En fin, que no estaban maduras y nos fuimos al Alice Tully Hall a ver a Cecil Taylor, que, dadas las circunstancias, se presentaba como la versión atonal de Peterson. Y eso fue. Satisfizo a sus incondicionales y tocó lo que todos, incondicionales o no, esperábamos que tocara. Tal vez más borroso que otras veces, porque sacó dos acompañantes que no hicieron más que estorbar.

Además de los conciertos mencionados, en este último día del festival hubo un viaje en barco con la banda de John Mayal, una sesión de Larry Carlton y Chick Corea en el Avery Fisher Hall, y una celebración latina en el Carnegie Hall con los fenómenos de la salsa y el jazz hispano. Los dos últimos pianistas del Weill Hall han sido un sabio, James Williams, y un heterodoxo, Don Pullen. Por cierto, éste acaba de publicar un disco con una canción dedicada al café Central.
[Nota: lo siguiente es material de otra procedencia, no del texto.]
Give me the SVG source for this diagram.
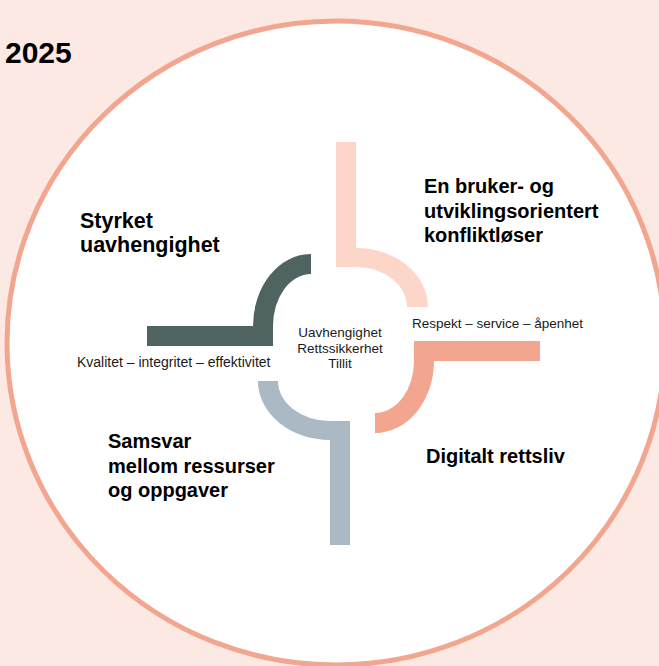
<svg xmlns="http://www.w3.org/2000/svg" width="659" height="666" viewBox="0 0 659 666">
<style>
.h{font-family:"Liberation Sans",Arial,sans-serif;font-weight:bold;font-size:20px;fill:#000}
.s{font-family:"Liberation Sans",Arial,sans-serif;font-size:13.5px;fill:#1a1a1a}
</style>
<rect width="659" height="666" fill="#fde9e3"/>
<ellipse cx="336" cy="343" rx="329" ry="322" fill="#fff" stroke="#f2a68f" stroke-width="5"/>
<text x="5" y="63" font-family="Liberation Sans, Arial, sans-serif" font-weight="bold" font-size="30" fill="#000">2025</text>
<g id="connectors">
<path id="pink" d="M336,142 H356 V248 A72 59 0 0 1 428 307 H407 A51 40 0 0 0 356 267 H336 Z" fill="#fdd6ca"/>
<path id="salmon" d="M414,341 H540 V361 H434 A59 72 0 0 1 375 433 V413 A39 52 0 0 0 414 361 Z" fill="#f2a68f"/>
<path id="green" d="M147,326 H253 A58 72 0 0 1 311 254 V274 A38 52 0 0 0 273 326 V346 H147 Z" fill="#4f6461"/>
<path id="gray" d="M258,381 H278 A52 40 0 0 0 330 421 H350 V545 H330 V440 A72 59 0 0 1 258 381 Z" fill="#aab9c4"/>
</g>
<g id="center">
<text class="s" x="340" y="337" text-anchor="middle">Uavhengighet</text>
<text class="s" x="340" y="353" text-anchor="middle">Rettssikkerhet</text>
<text class="s" x="340" y="368" text-anchor="middle">Tillit</text>
</g>
<g id="node-styrket">
<text class="h" x="80" y="228" style="font-size:21.5px">Styrket</text>
<text class="h" x="80" y="252" style="font-size:21.5px">uavhengighet</text>
<text class="s" x="77" y="367" style="font-size:14px">Kvalitet – integritet – effektivitet</text>
</g>
<g id="node-bruker">
<text class="h" x="424" y="193">En bruker- og</text>
<text class="h" x="424" y="218">utviklingsorientert</text>
<text class="h" x="424" y="242">konfliktløser</text>
<text class="s" x="412" y="328">Respekt – service – åpenhet</text>
</g>
<g id="node-digitalt">
<text class="h" x="426" y="463">Digitalt rettsliv</text>
</g>
<g id="node-samsvar">
<text class="h" x="108" y="448">Samsvar</text>
<text class="h" x="108" y="473">mellom ressurser</text>
<text class="h" x="108" y="497">og oppgaver</text>
</g>
</svg>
En el festival también hubo cosas pequeñas dignas de consideración. Por ejemplo, el Weill Recital Hall, en el tercer piso del Carnegie Hall. Es una sala donde caben unos 400 espectadores. El jueves pasó un duende por el Weill Hall: Dave Frishberg, un pianista a quien alguien le dijo que lo malo del jazz es que no tiene letra.